EXERCISE DESCRIPTION
Copy exactly the lines that run from the top of the listing to the line containing "(title) at (427,40)", both ends included, and omit the pictures.
-- begin RECORDED INFORMATION --
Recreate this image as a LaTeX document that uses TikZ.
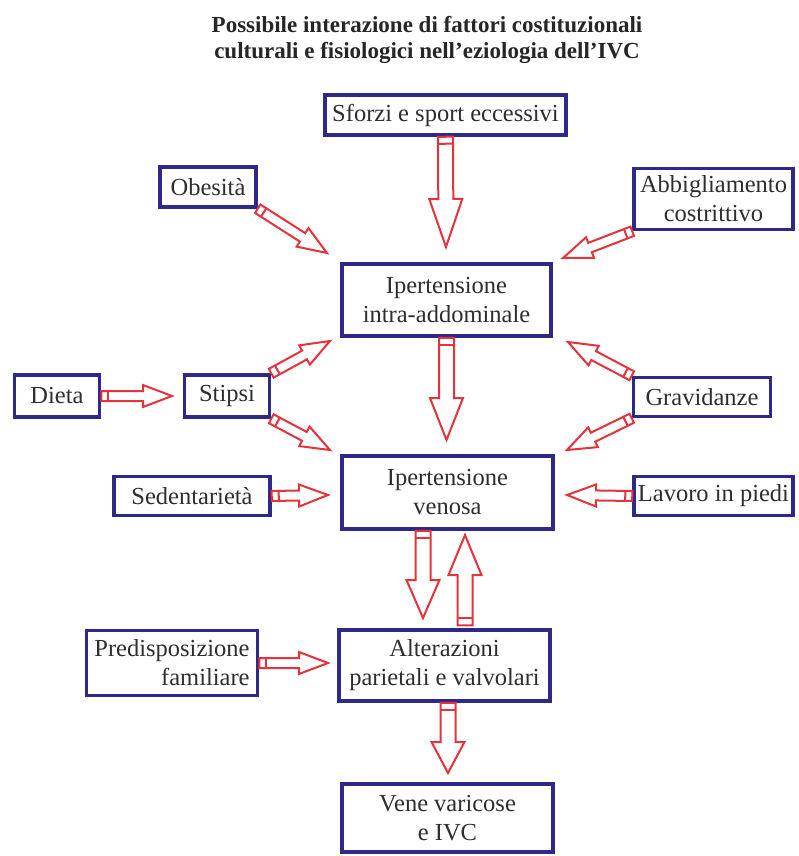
\documentclass[tikz,border=0pt]{standalone}
\usepackage{fontspec}
\setmainfont{Liberation Serif}
\usepackage{tikz}
\usetikzlibrary{calc}
\usetikzlibrary{positioning}
\definecolor{boxblue}{HTML}{2E2888}
\definecolor{arrowred}{HTML}{E5333B}
\definecolor{textgray}{HTML}{2E2E2E}

% hollow arrow: from, to, half shaft, half head, head length
\newcommand{\hollowarrow}[5]{%
	\coordinate (HB) at ($(#2)!#5!(#1)$);
	\coordinate (TB) at ($(#1)!7pt!(#2)$);
	\draw[MyArrows] ($(#1)!#3!-90:(#2)$) -- ($(HB)!#3!90:(#1)$) -- ($(HB)!#4!90:(#1)$) -- (#2)
		-- ($(HB)!#4!-90:(#1)$) -- ($(HB)!#3!-90:(#1)$) -- ($(#1)!#3!90:(#2)$) -- cycle;
	\draw[MyArrows] ($(TB)!#3!-90:(#2)$) -- ($(TB)!#3!90:(#2)$);
}
\newcommand{\bigarrow}[3][40pt]{\hollowarrow{#2}{#3}{7.5pt}{16.5pt}{#1}}
\newcommand{\smallarrow}[2]{\hollowarrow{#1}{#2}{5pt}{11pt}{29pt}}

\begin{document}
\begin{tikzpicture}[
		x=1pt, y=-1pt,
		MyBoxes/.style={draw=boxblue, line width=3.5pt, fill=white, inner sep=0pt, align=center,
			text=textgray, font=\fontsize{24.5}{29}\selectfont},
		MyArrows/.style={draw=arrowred, line width=2pt, fill=white, line join=miter},
		MyTitle/.style={font=\bfseries\fontsize{23}{26}\selectfont, align=center, text=black!85}
		]

		\useasboundingbox (0,0) rectangle (798,856);

		\node[MyTitle] (title) at (427,40) {Possibile interazione di fattori costituzionali\\culturali e fisiologici nell’eziologia dell’IVC};

		% boxes
		\node[MyBoxes, minimum width=241pt, minimum height=40pt] (sforzi) at (445.5,115) {Sforzi e sport eccessivi};
		\node[MyBoxes, minimum width=96pt, minimum height=40pt] (obesita) at (208,187) {Obesità};
		\node[MyBoxes, minimum width=159pt, minimum height=61pt] (abbigl) at (713.5,199) {Abbigliamento\\costrittivo};
		\node[MyBoxes, minimum width=209pt, minimum height=72pt] (intra) at (446.5,300) {Ipertensione\\intra-addominale};
		\node[MyBoxes, minimum width=85pt, minimum height=42pt] (dieta) at (57,396) {Dieta};
		\node[MyBoxes, minimum width=85pt, minimum height=42pt] (stipsi) at (227,396) {Stipsi};
		\node[MyBoxes, minimum width=137pt, minimum height=39pt] (gravid) at (702,397) {Gravidanze};
		\node[MyBoxes, minimum width=211pt, minimum height=73pt] (venosa) at (447.5,492.5) {Ipertensione\\venosa};
		\node[MyBoxes, minimum width=156pt, minimum height=39pt] (sedent) at (192,496) {Sedentarietà};
		\node[MyBoxes, minimum width=159pt, minimum height=39pt] (lavoro) at (713.5,496) {Lavoro in piedi};
		\node[MyBoxes, minimum width=171pt, minimum height=65pt, align=right] (predisp) at (172,663) {Predisposizione\\familiare};
		\node[MyBoxes, minimum width=211pt, minimum height=71pt] (alteraz) at (444.5,665.5) {Alterazioni\\parietali e valvolari};
		\node[MyBoxes, minimum width=211pt, minimum height=68pt] (vene) at (447.5,818) {Vene varicose\\e IVC};

		% arrow tips
		\coordinate (T1) at (446,247);
		\coordinate (T2) at (327,253);
		\coordinate (T3) at (563,258);
		\coordinate (T4) at (330,341);
		\coordinate (T5) at (330,450);
		\coordinate (T6) at (172,396);
		\coordinate (T7) at (568,342);
		\coordinate (T8) at (567,450);
		\coordinate (T9) at (446.5,440);
		\coordinate (T10) at (328,495);
		\coordinate (T11) at (567,495);
		\coordinate (T12) at (423,618);
		\coordinate (T13) at (465,535);
		\coordinate (T14) at (448,773);
		\coordinate (T15) at (328,663);

		% arrow tails off the box centres
		\coordinate (S12) at ($(venosa.south)+(-24.5,0)$);
		\coordinate (S13) at ($(alteraz.north)+(20.5,-3)$);
		\coordinate (S14) at ($(alteraz.south)+(3.5,0)$);

		\bigarrow[48pt]{sforzi.south}{T1}
		\smallarrow{obesita.south east}{T2}
		\smallarrow{abbigl.south west}{T3}
		\smallarrow{stipsi.north east}{T4}
		\smallarrow{stipsi.south east}{T5}
		\smallarrow{dieta.east}{T6}
		\smallarrow{gravid.north west}{T7}
		\smallarrow{gravid.south west}{T8}
		\bigarrow[42pt]{intra.south}{T9}
		\smallarrow{sedent.east}{T10}
		\smallarrow{lavoro.west}{T11}
		\bigarrow[38pt]{S12}{T12}
		\bigarrow{S13}{T13}
		\bigarrow[31pt]{S14}{T14}
		\smallarrow{predisp.east}{T15}

\end{tikzpicture}
\end{document}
-- end RECORDED INFORMATION --
CORRECT RESPONSE
Recreate this image as a LaTeX document that uses TikZ.
\documentclass[tikz,border=0pt]{standalone}
\usepackage{fontspec}
\setmainfont{Liberation Serif}
\usepackage{tikz}
\usetikzlibrary{calc}
\usetikzlibrary{positioning}
\definecolor{boxblue}{HTML}{2E2888}
\definecolor{arrowred}{HTML}{E5333B}
\definecolor{textgray}{HTML}{2E2E2E}

% hollow arrow: from, to, half shaft, half head, head length
\newcommand{\hollowarrow}[5]{%
	\coordinate (HB) at ($(#2)!#5!(#1)$);
	\coordinate (TB) at ($(#1)!7pt!(#2)$);
	\draw[MyArrows] ($(#1)!#3!-90:(#2)$) -- ($(HB)!#3!90:(#1)$) -- ($(HB)!#4!90:(#1)$) -- (#2)
		-- ($(HB)!#4!-90:(#1)$) -- ($(HB)!#3!-90:(#1)$) -- ($(#1)!#3!90:(#2)$) -- cycle;
	\draw[MyArrows] ($(TB)!#3!-90:(#2)$) -- ($(TB)!#3!90:(#2)$);
}
\newcommand{\bigarrow}[3][40pt]{\hollowarrow{#2}{#3}{7.5pt}{16.5pt}{#1}}
\newcommand{\smallarrow}[2]{\hollowarrow{#1}{#2}{5pt}{11pt}{29pt}}

\begin{document}
\begin{tikzpicture}[
		x=1pt, y=-1pt,
		MyBoxes/.style={draw=boxblue, line width=3.5pt, fill=white, inner sep=0pt, align=center,
			text=textgray, font=\fontsize{24.5}{29}\selectfont},
		MyArrows/.style={draw=arrowred, line width=2pt, fill=white, line join=miter},
		MyTitle/.style={font=\bfseries\fontsize{23}{26}\selectfont, align=center, text=black!85}
		]

		\useasboundingbox (0,0) rectangle (798,856);

		\node[MyTitle] (title) at (427,40) {Possibile interazione di fattori costituzionali\\culturali e fisiologici nell’eziologia dell’IVC};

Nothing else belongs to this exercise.